I disagree. The engineer of record is mandated to ensure that an electrical system is safe, not the installer. We have a building code and inspectors to ensure that the installer does the job right when an engineer is not engaged.

 

[jeremy.zinkofsky]

190511-0538 EDT

The primary and fundamental purpose of a fuse or circuit breaker is to protect the wiring on the output side of the protective device. The protective device may also protect a single load on said circuit, but in general that load is not what determines the protector size. If the protector is used to protect the load, then that protector can not be made larger than the criteria defined by the wire.

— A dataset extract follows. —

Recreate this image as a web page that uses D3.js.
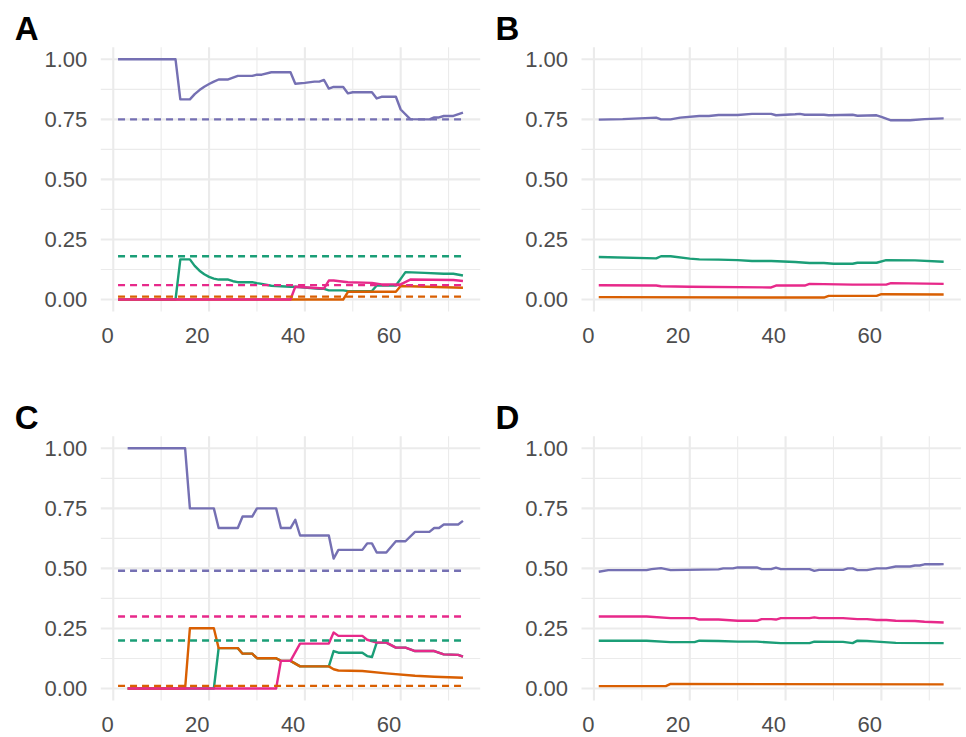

As I said before the power dissipation per unit length of the wire is a function of the current in the wire squared. While temperature rise in the wire is proportional to power dissipation. A 1.414 times increase in current will double the power dissipation in the wire. In this post 25/20 = 1.25, 1.25 squared = 1.56. So temperature rise would go up by 50%.

There is a long history that a copper wire with ordinary insulation in an ordinary ambient temperature can tolerate 20 A continuously with good insulation life. Thus, considered safe.

This does not mean you can pack a large number of wires together is a bundle and have all run at the full rating compared to a single or pair of wires together. It is fundamentally a heat, thermal resistance, and insulation problem.

Also there are transient vs steady state considerations. The criteria is to protect the wire.

The protective device does not protect what precedes the protector other than by limiting of current into the protector.

.

Amen

 

[jaggedben]

I think that it is covered, and I think that article does not apply. This circuit does not appear to have a role in the "operation of rolling stock" and is not related to signaling or communications.

Heaters are used in some places to keep parts of track switches from freezing. That arguably has a role in the operation of rolling stock. I'd say we don't know if this covered by the NEC based on the info given.